> RECORDS SUPPLIED:
++++
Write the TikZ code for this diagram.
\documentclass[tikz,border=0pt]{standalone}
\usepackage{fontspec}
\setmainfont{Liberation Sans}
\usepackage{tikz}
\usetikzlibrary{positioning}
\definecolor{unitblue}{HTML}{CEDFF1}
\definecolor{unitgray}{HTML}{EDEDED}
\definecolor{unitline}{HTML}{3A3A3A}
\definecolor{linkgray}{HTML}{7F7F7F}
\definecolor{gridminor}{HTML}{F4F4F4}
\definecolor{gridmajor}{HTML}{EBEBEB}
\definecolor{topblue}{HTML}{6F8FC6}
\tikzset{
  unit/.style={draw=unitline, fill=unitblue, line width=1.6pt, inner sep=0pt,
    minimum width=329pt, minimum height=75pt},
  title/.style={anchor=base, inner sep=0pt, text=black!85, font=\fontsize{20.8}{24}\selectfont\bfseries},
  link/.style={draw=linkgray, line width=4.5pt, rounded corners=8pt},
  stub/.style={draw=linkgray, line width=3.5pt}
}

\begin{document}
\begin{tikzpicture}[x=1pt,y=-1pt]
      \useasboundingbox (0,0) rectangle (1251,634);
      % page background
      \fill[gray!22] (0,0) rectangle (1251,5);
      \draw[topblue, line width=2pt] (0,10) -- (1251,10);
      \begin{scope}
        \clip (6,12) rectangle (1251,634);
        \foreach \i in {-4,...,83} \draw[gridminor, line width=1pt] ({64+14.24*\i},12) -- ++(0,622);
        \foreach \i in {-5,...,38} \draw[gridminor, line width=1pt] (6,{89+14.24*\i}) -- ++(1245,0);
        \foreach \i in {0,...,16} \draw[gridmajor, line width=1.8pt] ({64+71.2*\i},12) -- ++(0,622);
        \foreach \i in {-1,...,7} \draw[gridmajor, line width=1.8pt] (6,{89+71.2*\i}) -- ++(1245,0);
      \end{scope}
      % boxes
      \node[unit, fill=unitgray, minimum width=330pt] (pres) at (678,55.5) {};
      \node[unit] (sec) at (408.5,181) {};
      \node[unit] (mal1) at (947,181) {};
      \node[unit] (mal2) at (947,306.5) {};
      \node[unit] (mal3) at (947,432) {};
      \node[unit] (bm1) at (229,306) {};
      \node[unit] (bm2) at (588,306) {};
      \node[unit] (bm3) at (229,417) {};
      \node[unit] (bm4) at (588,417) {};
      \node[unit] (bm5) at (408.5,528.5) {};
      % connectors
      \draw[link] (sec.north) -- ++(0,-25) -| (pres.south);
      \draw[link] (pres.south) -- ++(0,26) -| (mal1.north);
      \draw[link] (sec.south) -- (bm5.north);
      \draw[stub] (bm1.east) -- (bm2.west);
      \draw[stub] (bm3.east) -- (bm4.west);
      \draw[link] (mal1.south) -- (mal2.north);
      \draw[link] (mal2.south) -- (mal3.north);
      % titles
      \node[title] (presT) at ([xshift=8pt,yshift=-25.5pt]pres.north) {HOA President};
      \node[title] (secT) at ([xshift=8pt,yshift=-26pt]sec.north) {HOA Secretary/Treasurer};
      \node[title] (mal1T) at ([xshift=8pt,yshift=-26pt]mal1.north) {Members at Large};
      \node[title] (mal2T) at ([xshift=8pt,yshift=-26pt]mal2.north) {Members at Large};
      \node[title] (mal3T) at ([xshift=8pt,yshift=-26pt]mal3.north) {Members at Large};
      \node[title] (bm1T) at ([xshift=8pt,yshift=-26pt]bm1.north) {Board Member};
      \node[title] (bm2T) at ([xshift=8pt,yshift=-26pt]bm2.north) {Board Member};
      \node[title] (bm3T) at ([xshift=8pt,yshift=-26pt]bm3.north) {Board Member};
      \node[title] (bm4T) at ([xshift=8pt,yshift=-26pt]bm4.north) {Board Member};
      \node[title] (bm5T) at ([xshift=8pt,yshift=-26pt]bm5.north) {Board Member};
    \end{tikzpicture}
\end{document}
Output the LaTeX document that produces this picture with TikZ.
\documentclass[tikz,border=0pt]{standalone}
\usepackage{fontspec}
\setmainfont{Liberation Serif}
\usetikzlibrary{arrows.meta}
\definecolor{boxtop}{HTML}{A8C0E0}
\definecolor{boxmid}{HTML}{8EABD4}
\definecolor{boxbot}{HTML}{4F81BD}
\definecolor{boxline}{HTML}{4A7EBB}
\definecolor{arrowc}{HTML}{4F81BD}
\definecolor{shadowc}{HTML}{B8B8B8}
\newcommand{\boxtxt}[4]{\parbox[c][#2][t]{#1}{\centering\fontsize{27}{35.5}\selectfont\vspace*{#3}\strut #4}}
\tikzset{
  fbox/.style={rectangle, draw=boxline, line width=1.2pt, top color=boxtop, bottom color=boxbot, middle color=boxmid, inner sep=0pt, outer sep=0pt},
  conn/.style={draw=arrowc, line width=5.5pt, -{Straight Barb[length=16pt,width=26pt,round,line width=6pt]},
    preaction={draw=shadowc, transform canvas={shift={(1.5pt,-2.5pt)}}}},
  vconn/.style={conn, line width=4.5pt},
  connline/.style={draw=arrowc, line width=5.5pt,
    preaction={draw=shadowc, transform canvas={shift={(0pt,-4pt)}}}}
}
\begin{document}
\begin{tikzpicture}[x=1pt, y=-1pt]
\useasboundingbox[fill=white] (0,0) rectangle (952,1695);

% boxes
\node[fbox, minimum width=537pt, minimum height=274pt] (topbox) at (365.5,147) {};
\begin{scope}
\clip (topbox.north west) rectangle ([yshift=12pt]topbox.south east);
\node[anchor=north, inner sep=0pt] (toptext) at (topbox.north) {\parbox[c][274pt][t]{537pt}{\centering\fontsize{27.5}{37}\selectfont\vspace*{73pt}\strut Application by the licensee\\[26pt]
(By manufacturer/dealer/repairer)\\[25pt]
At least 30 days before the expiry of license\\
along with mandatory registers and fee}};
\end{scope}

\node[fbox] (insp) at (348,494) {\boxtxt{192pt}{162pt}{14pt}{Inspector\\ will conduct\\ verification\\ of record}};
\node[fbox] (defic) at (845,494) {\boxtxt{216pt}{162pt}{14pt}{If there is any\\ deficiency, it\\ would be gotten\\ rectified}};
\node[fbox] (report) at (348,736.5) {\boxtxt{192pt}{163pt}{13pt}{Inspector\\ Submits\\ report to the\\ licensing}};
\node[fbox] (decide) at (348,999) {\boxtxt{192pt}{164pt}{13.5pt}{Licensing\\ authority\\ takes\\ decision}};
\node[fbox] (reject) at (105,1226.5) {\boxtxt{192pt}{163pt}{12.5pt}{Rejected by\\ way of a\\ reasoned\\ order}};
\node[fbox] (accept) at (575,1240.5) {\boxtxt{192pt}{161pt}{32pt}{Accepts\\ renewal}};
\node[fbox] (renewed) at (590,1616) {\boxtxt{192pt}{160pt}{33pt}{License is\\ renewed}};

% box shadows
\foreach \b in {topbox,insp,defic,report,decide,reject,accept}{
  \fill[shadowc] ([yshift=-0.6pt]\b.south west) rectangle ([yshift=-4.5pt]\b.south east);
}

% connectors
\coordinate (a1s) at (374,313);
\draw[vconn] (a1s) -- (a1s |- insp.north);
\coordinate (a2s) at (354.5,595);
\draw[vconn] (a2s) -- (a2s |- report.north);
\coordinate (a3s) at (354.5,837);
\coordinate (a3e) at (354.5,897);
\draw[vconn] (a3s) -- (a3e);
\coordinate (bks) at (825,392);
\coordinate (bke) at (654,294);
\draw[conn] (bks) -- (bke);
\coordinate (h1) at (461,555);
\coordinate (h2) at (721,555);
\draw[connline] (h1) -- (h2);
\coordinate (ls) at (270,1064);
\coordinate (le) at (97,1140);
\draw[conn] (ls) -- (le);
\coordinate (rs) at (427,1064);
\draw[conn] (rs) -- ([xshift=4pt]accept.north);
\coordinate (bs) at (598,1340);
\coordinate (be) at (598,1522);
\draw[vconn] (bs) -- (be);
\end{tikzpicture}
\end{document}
++++
> REQUIREMENTS: Using the entries above, repeat only the lines from the one containing "Output the LaTeX" through the one containing "(0,0) rectangle (952,1695);", end lines included.

> ANSWER FOR THE TASK:
Output the LaTeX document that produces this picture with TikZ.
\documentclass[tikz,border=0pt]{standalone}
\usepackage{fontspec}
\setmainfont{Liberation Serif}
\usetikzlibrary{arrows.meta}
\definecolor{boxtop}{HTML}{A8C0E0}
\definecolor{boxmid}{HTML}{8EABD4}
\definecolor{boxbot}{HTML}{4F81BD}
\definecolor{boxline}{HTML}{4A7EBB}
\definecolor{arrowc}{HTML}{4F81BD}
\definecolor{shadowc}{HTML}{B8B8B8}
\newcommand{\boxtxt}[4]{\parbox[c][#2][t]{#1}{\centering\fontsize{27}{35.5}\selectfont\vspace*{#3}\strut #4}}
\tikzset{
  fbox/.style={rectangle, draw=boxline, line width=1.2pt, top color=boxtop, bottom color=boxbot, middle color=boxmid, inner sep=0pt, outer sep=0pt},
  conn/.style={draw=arrowc, line width=5.5pt, -{Straight Barb[length=16pt,width=26pt,round,line width=6pt]},
    preaction={draw=shadowc, transform canvas={shift={(1.5pt,-2.5pt)}}}},
  vconn/.style={conn, line width=4.5pt},
  connline/.style={draw=arrowc, line width=5.5pt,
    preaction={draw=shadowc, transform canvas={shift={(0pt,-4pt)}}}}
}
\begin{document}
\begin{tikzpicture}[x=1pt, y=-1pt]
\useasboundingbox[fill=white] (0,0) rectangle (952,1695);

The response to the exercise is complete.